== Data provided
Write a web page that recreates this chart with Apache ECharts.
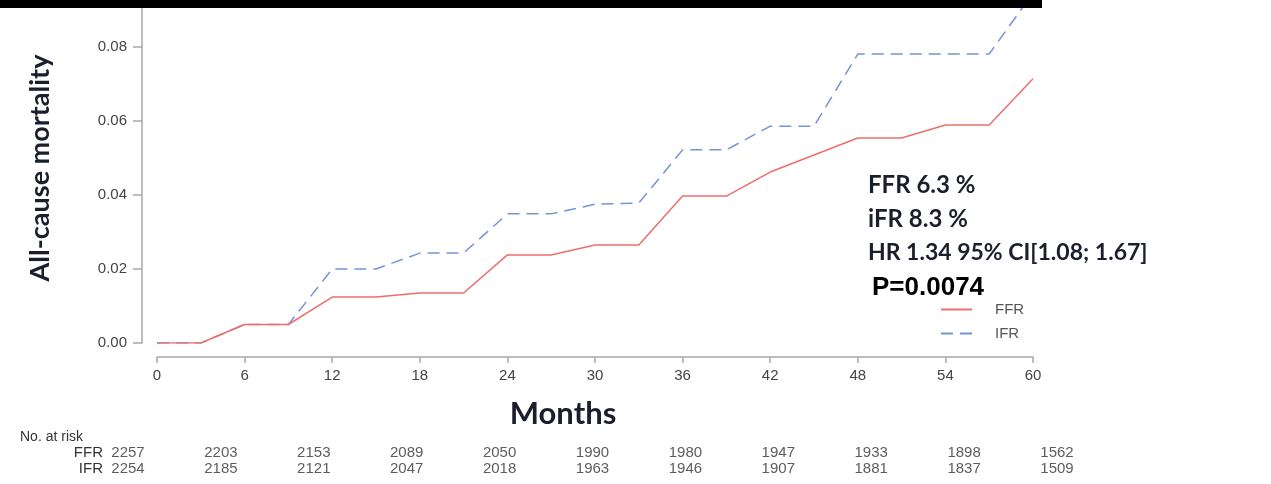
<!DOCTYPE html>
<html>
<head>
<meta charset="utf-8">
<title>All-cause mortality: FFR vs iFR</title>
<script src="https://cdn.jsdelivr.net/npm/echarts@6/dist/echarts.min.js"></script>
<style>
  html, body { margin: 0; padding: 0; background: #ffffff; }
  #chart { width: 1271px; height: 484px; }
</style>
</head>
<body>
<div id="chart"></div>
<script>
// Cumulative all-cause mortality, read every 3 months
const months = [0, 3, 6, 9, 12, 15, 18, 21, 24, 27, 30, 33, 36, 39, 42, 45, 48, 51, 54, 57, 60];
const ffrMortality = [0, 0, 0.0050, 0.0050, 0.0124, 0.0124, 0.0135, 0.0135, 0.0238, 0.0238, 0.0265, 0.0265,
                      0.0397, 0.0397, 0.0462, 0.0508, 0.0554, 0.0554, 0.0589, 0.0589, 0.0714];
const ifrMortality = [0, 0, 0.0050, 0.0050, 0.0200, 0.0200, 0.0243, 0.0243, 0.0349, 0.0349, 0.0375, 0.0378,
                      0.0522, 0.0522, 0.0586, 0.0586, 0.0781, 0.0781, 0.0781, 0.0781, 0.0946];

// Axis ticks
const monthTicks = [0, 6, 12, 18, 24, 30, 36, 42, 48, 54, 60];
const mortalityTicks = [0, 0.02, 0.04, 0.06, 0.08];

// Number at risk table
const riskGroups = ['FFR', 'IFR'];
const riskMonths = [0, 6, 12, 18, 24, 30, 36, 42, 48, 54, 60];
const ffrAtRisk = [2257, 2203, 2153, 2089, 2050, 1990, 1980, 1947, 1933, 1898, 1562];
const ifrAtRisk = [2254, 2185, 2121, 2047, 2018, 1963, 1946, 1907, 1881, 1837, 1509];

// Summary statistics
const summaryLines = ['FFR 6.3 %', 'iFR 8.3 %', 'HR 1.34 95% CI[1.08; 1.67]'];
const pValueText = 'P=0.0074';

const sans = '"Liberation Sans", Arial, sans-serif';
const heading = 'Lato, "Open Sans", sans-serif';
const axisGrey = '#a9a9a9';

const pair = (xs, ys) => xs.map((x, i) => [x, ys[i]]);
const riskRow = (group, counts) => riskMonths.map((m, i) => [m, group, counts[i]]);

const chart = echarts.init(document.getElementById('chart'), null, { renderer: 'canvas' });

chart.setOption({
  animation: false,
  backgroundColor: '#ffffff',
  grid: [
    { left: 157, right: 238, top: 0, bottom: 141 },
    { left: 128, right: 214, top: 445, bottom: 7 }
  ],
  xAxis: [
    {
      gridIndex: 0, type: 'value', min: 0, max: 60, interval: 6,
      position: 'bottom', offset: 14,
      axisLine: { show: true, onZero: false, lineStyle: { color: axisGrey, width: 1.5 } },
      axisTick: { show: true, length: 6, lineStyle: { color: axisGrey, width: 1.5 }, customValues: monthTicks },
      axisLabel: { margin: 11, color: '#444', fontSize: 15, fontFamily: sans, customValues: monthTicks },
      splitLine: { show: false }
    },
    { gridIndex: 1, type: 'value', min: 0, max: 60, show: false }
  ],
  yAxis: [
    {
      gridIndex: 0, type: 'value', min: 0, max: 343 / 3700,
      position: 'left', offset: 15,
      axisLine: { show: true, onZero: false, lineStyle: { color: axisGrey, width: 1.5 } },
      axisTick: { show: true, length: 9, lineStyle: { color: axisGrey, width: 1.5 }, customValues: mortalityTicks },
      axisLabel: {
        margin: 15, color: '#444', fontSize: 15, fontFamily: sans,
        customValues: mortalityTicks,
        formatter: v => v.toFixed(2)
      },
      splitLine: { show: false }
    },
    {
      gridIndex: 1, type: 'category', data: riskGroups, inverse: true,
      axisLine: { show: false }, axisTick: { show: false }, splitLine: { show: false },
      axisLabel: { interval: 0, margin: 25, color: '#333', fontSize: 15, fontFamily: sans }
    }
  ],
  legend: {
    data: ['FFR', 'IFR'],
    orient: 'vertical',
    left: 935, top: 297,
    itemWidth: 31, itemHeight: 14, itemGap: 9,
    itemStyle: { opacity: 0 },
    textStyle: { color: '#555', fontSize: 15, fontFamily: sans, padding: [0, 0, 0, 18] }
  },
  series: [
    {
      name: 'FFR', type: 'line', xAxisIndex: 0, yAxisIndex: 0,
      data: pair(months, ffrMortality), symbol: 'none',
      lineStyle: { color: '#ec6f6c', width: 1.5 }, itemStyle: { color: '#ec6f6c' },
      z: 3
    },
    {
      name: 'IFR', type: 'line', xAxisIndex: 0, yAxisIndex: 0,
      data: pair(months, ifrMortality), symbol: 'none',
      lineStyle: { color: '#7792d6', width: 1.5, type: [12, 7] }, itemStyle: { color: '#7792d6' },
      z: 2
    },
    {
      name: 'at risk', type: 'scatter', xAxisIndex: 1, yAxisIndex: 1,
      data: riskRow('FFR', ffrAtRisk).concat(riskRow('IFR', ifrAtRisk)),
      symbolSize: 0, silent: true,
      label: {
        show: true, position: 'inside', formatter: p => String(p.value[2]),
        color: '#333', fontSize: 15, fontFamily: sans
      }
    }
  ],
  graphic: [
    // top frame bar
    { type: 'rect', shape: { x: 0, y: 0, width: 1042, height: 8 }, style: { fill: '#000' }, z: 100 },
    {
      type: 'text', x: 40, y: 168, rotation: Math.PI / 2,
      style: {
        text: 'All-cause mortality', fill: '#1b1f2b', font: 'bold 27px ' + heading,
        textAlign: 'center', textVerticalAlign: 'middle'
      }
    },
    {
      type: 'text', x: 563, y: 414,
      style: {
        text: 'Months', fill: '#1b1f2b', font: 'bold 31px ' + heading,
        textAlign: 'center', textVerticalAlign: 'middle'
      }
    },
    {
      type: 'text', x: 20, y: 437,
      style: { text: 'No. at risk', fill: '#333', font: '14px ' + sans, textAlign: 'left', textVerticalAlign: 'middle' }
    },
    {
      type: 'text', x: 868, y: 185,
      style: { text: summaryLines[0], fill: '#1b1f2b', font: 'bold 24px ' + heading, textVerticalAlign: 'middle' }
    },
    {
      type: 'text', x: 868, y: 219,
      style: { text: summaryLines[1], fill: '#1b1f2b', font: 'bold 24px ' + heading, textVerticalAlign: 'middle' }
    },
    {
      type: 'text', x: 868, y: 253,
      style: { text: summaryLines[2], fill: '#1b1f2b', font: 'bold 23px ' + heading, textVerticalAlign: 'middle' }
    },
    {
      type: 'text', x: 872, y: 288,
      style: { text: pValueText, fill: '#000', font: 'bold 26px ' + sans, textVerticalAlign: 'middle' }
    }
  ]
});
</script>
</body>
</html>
====
Task statement -
Repeat, with no pictures, each line from the beginning of the data through the line containing "const riskRow = (group, counts)", inclusive.

Complete response -
Write a web page that recreates this chart with Apache ECharts.
<!DOCTYPE html>
<html>
<head>
<meta charset="utf-8">
<title>All-cause mortality: FFR vs iFR</title>
<script src="https://cdn.jsdelivr.net/npm/echarts@6/dist/echarts.min.js"></script>
<style>
  html, body { margin: 0; padding: 0; background: #ffffff; }
  #chart { width: 1271px; height: 484px; }
</style>
</head>
<body>
<div id="chart"></div>
<script>
// Cumulative all-cause mortality, read every 3 months
const months = [0, 3, 6, 9, 12, 15, 18, 21, 24, 27, 30, 33, 36, 39, 42, 45, 48, 51, 54, 57, 60];
const ffrMortality = [0, 0, 0.0050, 0.0050, 0.0124, 0.0124, 0.0135, 0.0135, 0.0238, 0.0238, 0.0265, 0.0265,
                      0.0397, 0.0397, 0.0462, 0.0508, 0.0554, 0.0554, 0.0589, 0.0589, 0.0714];
const ifrMortality = [0, 0, 0.0050, 0.0050, 0.0200, 0.0200, 0.0243, 0.0243, 0.0349, 0.0349, 0.0375, 0.0378,
                      0.0522, 0.0522, 0.0586, 0.0586, 0.0781, 0.0781, 0.0781, 0.0781, 0.0946];

// Axis ticks
const monthTicks = [0, 6, 12, 18, 24, 30, 36, 42, 48, 54, 60];
const mortalityTicks = [0, 0.02, 0.04, 0.06, 0.08];

// Number at risk table
const riskGroups = ['FFR', 'IFR'];
const riskMonths = [0, 6, 12, 18, 24, 30, 36, 42, 48, 54, 60];
const ffrAtRisk = [2257, 2203, 2153, 2089, 2050, 1990, 1980, 1947, 1933, 1898, 1562];
const ifrAtRisk = [2254, 2185, 2121, 2047, 2018, 1963, 1946, 1907, 1881, 1837, 1509];

// Summary statistics
const summaryLines = ['FFR 6.3 %', 'iFR 8.3 %', 'HR 1.34 95% CI[1.08; 1.67]'];
const pValueText = 'P=0.0074';

const sans = '"Liberation Sans", Arial, sans-serif';
const heading = 'Lato, "Open Sans", sans-serif';
const axisGrey = '#a9a9a9';

const pair = (xs, ys) => xs.map((x, i) => [x, ys[i]]);
const riskRow = (group, counts) => riskMonths.map((m, i) => [m, group, counts[i]]);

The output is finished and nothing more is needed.